__Data rows__:

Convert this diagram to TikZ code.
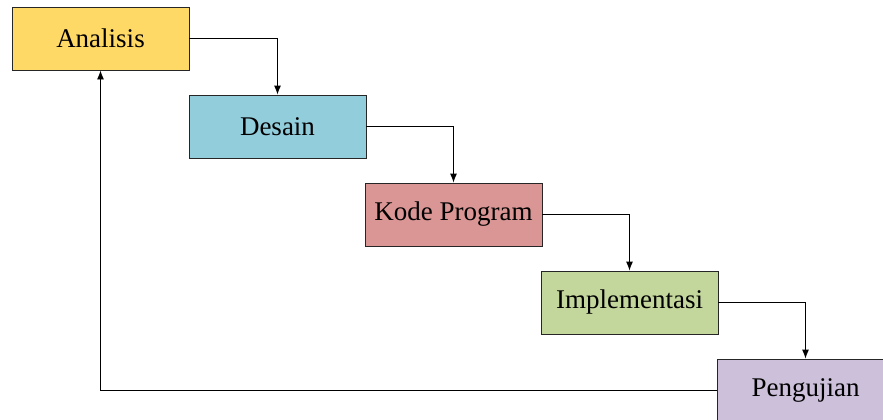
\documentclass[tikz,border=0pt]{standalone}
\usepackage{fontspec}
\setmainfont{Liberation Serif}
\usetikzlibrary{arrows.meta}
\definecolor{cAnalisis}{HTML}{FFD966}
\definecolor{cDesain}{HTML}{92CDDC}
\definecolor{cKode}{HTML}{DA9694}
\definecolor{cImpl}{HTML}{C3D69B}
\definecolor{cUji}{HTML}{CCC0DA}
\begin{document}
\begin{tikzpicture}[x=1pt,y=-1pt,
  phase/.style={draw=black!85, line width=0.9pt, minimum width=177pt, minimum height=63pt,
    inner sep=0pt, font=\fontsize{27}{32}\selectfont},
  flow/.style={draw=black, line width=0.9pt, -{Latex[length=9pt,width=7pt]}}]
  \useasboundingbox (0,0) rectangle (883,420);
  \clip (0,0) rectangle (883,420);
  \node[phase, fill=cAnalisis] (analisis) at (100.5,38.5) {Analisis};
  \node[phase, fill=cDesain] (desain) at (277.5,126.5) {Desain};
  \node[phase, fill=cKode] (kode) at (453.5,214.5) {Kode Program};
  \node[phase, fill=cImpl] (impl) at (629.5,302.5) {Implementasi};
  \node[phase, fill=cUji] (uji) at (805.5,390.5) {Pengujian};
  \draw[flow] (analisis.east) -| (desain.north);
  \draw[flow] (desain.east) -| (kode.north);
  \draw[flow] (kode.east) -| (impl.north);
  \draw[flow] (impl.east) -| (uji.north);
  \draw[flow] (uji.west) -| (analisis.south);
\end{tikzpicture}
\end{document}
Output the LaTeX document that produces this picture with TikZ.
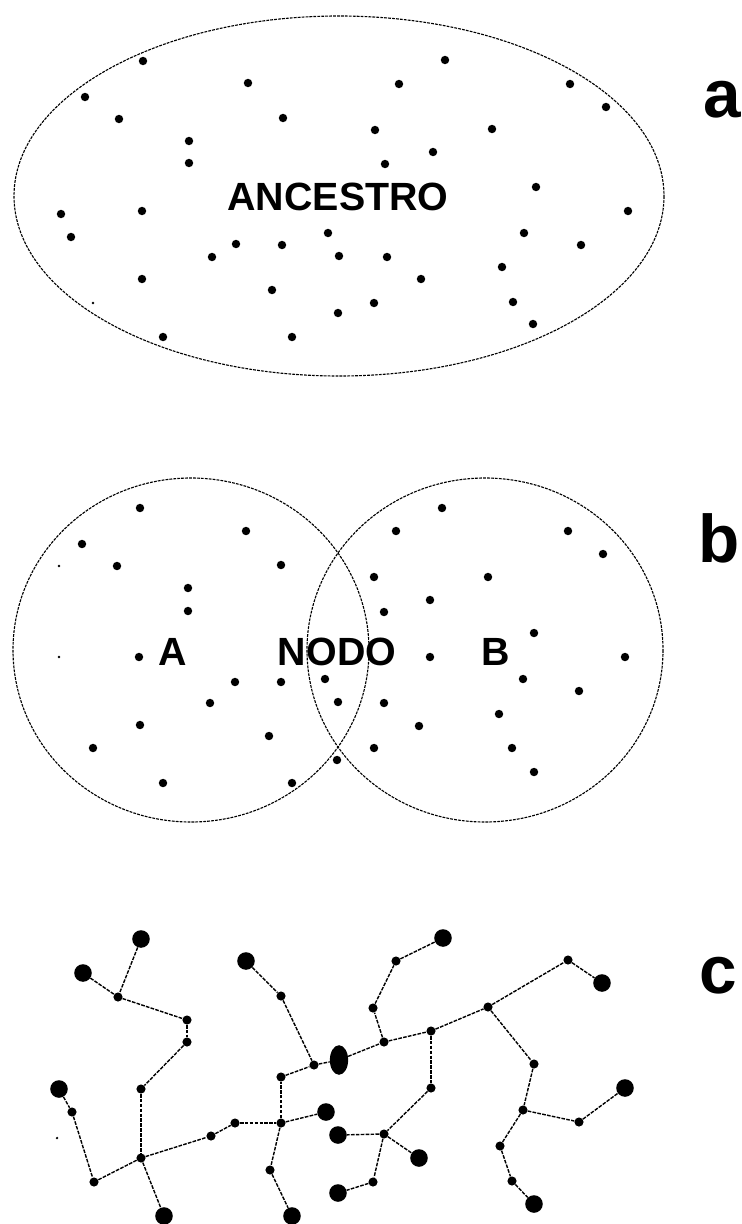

__What to do__:
All of the lines above should be retyped precisely, apart from the pictures.

__Reply to the exercise__:
Convert this diagram to TikZ code.
\documentclass[tikz,border=0pt]{standalone}
\usepackage{fontspec}
\setmainfont{Liberation Serif}
\usetikzlibrary{arrows.meta}
\definecolor{cAnalisis}{HTML}{FFD966}
\definecolor{cDesain}{HTML}{92CDDC}
\definecolor{cKode}{HTML}{DA9694}
\definecolor{cImpl}{HTML}{C3D69B}
\definecolor{cUji}{HTML}{CCC0DA}
\begin{document}
\begin{tikzpicture}[x=1pt,y=-1pt,
  phase/.style={draw=black!85, line width=0.9pt, minimum width=177pt, minimum height=63pt,
    inner sep=0pt, font=\fontsize{27}{32}\selectfont},
  flow/.style={draw=black, line width=0.9pt, -{Latex[length=9pt,width=7pt]}}]
  \useasboundingbox (0,0) rectangle (883,420);
  \clip (0,0) rectangle (883,420);
  \node[phase, fill=cAnalisis] (analisis) at (100.5,38.5) {Analisis};
  \node[phase, fill=cDesain] (desain) at (277.5,126.5) {Desain};
  \node[phase, fill=cKode] (kode) at (453.5,214.5) {Kode Program};
  \node[phase, fill=cImpl] (impl) at (629.5,302.5) {Implementasi};
  \node[phase, fill=cUji] (uji) at (805.5,390.5) {Pengujian};
  \draw[flow] (analisis.east) -| (desain.north);
  \draw[flow] (desain.east) -| (kode.north);
  \draw[flow] (kode.east) -| (impl.north);
  \draw[flow] (impl.east) -| (uji.north);
  \draw[flow] (uji.west) -| (analisis.south);
\end{tikzpicture}
\end{document}
Output the LaTeX document that produces this picture with TikZ.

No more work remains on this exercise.